The River Valley Jewelcraft Experience
A Satisfying Puzzle That Evolves Each Game
Reviewers consistently note that River Valley Jewelcraft feels like a roll and write without the writing, a game where shared dice rolls drive collective action, yet everyone's board evolves uniquely. The character movement mechanic, restricted to downward and rightward movement, creates an enjoyable puzzle. You cannot clear everything in one path; you must plan multiple trips through your mine, and the tiles you place determine which routes are still accessible. This dynamic puzzle aspect ensures that early-game decisions constrain and shape your options later, making each mining operation feel like a personal puzzle box. The solo mode deepens this experience, adding an extra excavation phase and allowing players to experiment with different strategies without the negotiation of multiplayer play.
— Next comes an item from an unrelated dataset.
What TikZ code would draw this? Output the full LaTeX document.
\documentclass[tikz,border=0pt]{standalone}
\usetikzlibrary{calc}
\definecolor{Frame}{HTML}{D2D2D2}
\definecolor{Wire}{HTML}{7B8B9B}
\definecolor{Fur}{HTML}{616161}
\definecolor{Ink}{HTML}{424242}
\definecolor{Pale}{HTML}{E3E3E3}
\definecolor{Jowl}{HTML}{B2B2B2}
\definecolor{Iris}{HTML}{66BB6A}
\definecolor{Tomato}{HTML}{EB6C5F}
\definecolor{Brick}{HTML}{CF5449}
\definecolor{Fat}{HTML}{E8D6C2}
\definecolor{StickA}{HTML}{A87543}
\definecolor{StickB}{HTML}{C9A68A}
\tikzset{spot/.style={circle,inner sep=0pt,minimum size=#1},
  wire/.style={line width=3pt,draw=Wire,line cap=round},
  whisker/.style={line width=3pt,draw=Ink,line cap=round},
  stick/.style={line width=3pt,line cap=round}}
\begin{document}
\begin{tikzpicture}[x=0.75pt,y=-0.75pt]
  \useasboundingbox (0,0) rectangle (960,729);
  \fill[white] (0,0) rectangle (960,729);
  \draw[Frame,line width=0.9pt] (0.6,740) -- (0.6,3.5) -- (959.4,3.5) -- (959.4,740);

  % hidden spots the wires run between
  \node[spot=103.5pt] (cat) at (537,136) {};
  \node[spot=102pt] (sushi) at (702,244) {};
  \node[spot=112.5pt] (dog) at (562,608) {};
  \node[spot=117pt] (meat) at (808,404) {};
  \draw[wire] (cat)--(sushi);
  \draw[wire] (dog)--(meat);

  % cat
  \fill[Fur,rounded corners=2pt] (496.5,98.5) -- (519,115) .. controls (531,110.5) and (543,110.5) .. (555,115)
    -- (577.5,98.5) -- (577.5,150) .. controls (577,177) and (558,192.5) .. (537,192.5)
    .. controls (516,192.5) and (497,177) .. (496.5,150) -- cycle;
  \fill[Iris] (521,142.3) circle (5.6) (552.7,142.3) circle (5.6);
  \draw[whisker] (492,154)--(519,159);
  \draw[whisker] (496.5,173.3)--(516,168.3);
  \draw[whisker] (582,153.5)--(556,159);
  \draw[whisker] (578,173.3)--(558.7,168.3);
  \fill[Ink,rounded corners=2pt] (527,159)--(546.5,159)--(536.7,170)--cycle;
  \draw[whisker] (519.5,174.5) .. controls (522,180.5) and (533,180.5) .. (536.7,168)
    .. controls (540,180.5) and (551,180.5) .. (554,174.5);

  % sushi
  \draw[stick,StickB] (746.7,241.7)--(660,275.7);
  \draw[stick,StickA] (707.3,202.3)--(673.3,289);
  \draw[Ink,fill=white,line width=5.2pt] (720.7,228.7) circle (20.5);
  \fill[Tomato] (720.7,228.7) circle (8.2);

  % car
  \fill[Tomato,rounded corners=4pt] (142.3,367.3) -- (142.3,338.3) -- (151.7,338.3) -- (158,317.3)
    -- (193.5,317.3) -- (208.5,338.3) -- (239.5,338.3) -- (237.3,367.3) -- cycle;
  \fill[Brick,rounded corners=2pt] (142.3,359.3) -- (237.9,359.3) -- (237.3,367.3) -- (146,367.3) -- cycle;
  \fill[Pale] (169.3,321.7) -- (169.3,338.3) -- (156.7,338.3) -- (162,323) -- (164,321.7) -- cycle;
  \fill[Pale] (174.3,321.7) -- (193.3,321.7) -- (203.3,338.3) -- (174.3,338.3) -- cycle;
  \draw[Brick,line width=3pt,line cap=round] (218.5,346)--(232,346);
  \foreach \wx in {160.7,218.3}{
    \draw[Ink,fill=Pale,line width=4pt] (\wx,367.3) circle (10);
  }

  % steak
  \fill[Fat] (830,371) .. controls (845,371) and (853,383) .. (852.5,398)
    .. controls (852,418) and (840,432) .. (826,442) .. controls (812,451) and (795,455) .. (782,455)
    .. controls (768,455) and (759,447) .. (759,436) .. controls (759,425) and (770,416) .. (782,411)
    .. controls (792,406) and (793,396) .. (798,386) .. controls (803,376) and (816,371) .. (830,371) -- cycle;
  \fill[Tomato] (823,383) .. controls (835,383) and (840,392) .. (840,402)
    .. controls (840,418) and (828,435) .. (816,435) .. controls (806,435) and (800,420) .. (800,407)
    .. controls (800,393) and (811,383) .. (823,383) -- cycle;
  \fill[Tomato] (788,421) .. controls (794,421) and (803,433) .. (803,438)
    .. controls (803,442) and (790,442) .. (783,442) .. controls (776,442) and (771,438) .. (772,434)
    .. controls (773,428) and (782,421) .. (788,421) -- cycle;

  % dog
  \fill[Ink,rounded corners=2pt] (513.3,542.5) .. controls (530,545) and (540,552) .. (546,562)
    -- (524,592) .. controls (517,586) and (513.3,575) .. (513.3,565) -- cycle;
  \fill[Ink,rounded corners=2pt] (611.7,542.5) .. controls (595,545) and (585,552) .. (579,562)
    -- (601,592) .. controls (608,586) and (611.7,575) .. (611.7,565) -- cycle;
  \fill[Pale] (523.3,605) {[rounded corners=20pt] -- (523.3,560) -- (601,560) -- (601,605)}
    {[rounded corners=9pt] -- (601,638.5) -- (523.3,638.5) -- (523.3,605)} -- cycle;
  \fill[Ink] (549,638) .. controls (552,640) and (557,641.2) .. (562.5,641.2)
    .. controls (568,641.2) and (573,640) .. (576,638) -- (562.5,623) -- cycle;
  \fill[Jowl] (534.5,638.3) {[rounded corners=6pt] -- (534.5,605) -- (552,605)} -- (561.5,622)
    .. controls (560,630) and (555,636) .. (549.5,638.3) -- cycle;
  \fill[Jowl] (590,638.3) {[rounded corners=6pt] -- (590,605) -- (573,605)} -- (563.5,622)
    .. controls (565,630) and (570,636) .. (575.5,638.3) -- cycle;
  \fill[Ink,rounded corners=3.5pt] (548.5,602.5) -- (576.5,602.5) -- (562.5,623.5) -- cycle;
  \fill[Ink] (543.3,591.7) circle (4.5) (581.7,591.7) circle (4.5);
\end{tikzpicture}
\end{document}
Character Asymmetry and Replayability
River Valley Jewelcraft ships with a basic side for all character boards where everyone plays similarly, making learning approachable. But flip the board over, and each character gains unique asymmetric abilities. One character can remodel by excavating multiple spaces when a tile lands on cleared rubble. Another can rearrange tiles in their mine when exiting the board. These asymmetric powers completely reshape how players approach their individual puzzles, encouraging multiple plays to experience different board configurations. Reviewers praise this design choice as significantly more interesting than the character boards in River Valley Glassworks, where characters were purely cosmetic. Here, your character choice meaningfully impacts your strategic options and path to victory.
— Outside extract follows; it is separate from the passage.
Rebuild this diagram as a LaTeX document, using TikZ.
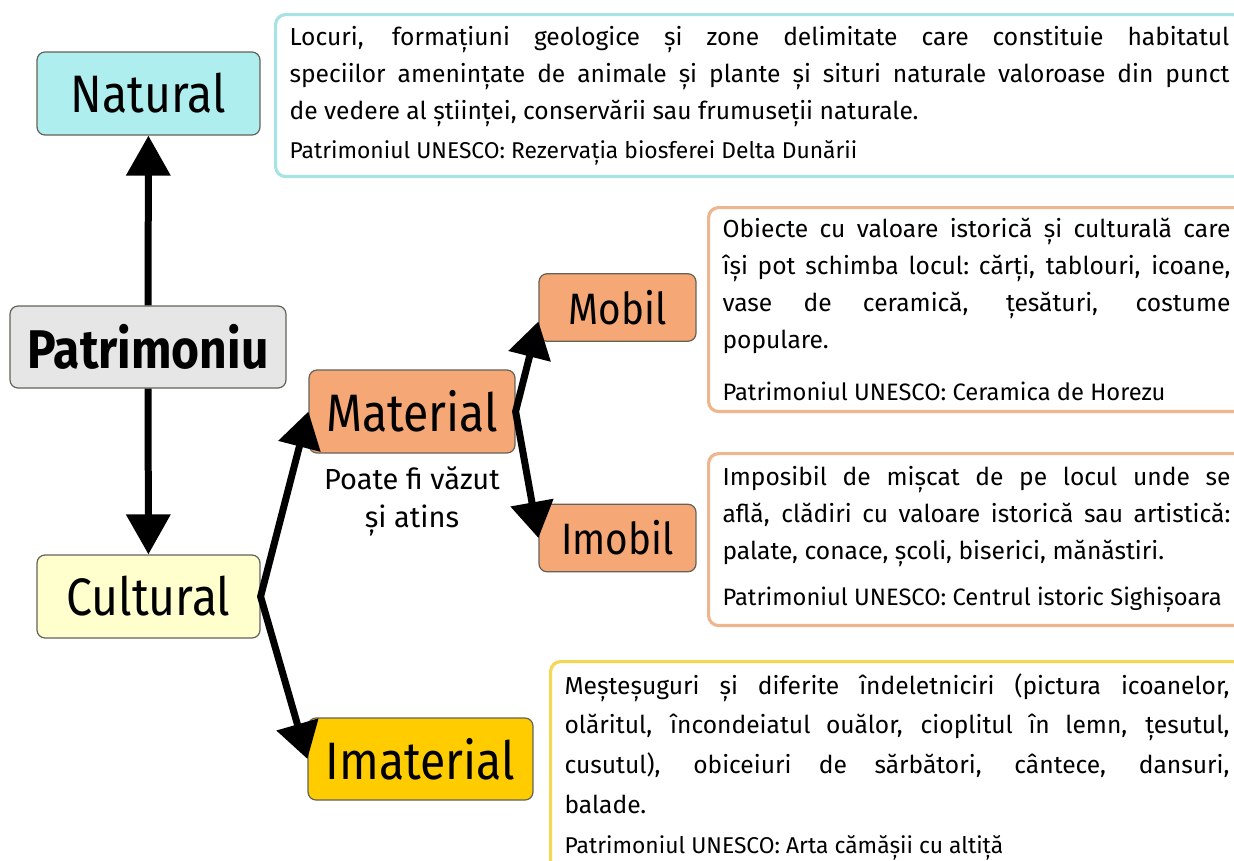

What Makes River Valley Jewelcraft Stand Out
Clever Resource Conversion and Jewelry Crafting
The jewelry crafting phase transforms mined gems into victory points through a three-tier system. Basic jewelry provides cheap ways to start set collection, while fine and artisan pieces offer expensive upgrades with special abilities. Many cards include engine-building effects: converting one gem type to another, collecting bonus gems when played, clearing rubble instantly. This resource transformation layer prevents the game from feeling like a simple collect-and-convert experience. Players are not just optimizing their mining; they are building personal engines where each jewelry card potentially amplifies future turns. The craft limit system, where basic cards take one capacity slot and advanced cards take two, forces meaningful trade-offs between quantity and quality, adding another dimension to turn planning.
Shared Downtime Management Through Simultaneous Engagement
Rather than watching opponents take long turns while you sit idle, River Valley Jewelcraft keeps inactive players constantly busy. When the active player rolls dice, inactive players immediately move their characters and perform work actions using the unchosen die. The game eliminates what reviewers see as a plague of multiplayer solitaire by building engagement into the core turn structure. Even in a four-player game, each player is gaining significant resources during the other three players' turns, meaning by the time your turn arrives, you have accumulated options and momentum. This pacing keeps table energy high and ensures that everyone is thinking about their mine even when it is not their turn to craft or explore.
Potential Drawbacks
Heavy Emphasis on Tile Placement Complexity
The tile exploration and placement system, while strategically satisfying, adds cognitive weight that some players might find overwhelming. Each tile choice carries long-term consequences for board layout, character movement paths, and gem access. New players can easily spend their turns in analysis paralysis, particularly on the advanced character boards where asymmetric abilities compound the decision space. The interaction between character position, tile placement, and future dice outcomes creates a chain of dependencies that demands forward-thinking play. While reviewers appreciate the strategic depth, players seeking quick, streamlined experiences might find the puzzle-solving element demanding.
Resource Scarcity and Limited Crafting Opportunities
The game is deliberately designed so that gathering resources and crafting jewelry are both constrained. Jewelry set collection is the primary scoring mechanism, but players often find themselves unable to craft the specific pieces they need to complete sets until late in the game. The craft limit restricts how many jewelry cards you can create each turn, and the three-tiered market means coveted cards can be scooped away by other players or cleared from the market by unchosen dice. Reviewers note this creates genuine tension and interesting choices, but it also means some games feel tight on resources. This tightness can frustrate players who prefer looser, more forgiving games where you feel abundant resources flowing into your engine.
If You Enjoy River Valley Jewelcraft
River Valley Glassworks offers the spiritual predecessor in the same cozy River Valley setting, though it leans more toward lighter pattern-building and straightforward efficiency puzzles rather than the strategic depth and engine evolution of Jewelcraft.
Salt Fjord shares the dice row-and-column activation mechanic that makes River Valley Jewelcraft click for many players. If the spatial dice-drafting system appeals to you, Salt Fjord explores similar territory with fishing and different resource themes. Fans of cozy, approachable euros that still reward planning should also try Cascadia, which pairs gentle tile-laying with multiple scoring paths.
What Reviewers Are Saying
"One thing I appreciate here is how interactive the dice system is without being overly punishing. You're always making a meaningful choice in the dice you're choosing, but you're also giving something to your opponents. It keeps everyone engaged each turn, and it avoids that downtime you see sometimes in multiplayer solitaire games."
— Tanger Mouse Studio D
"This game lives in kind of the perfect spot of like a light to midweight euro but with some clever thinkiness to it too. That's a really great space to live, especially for where we are right now. We want those kind of brain burning thinky moments, but at the same time not be overwhelmed by rules or anything."
— Ryan and Bethany Board Game Reviews
"So, you are constantly engaged even when it's not your turn because when someone chooses the dice, you are still going to get some resources based off of whatever dice that you are given, the leftovers, and that could be really good for you still."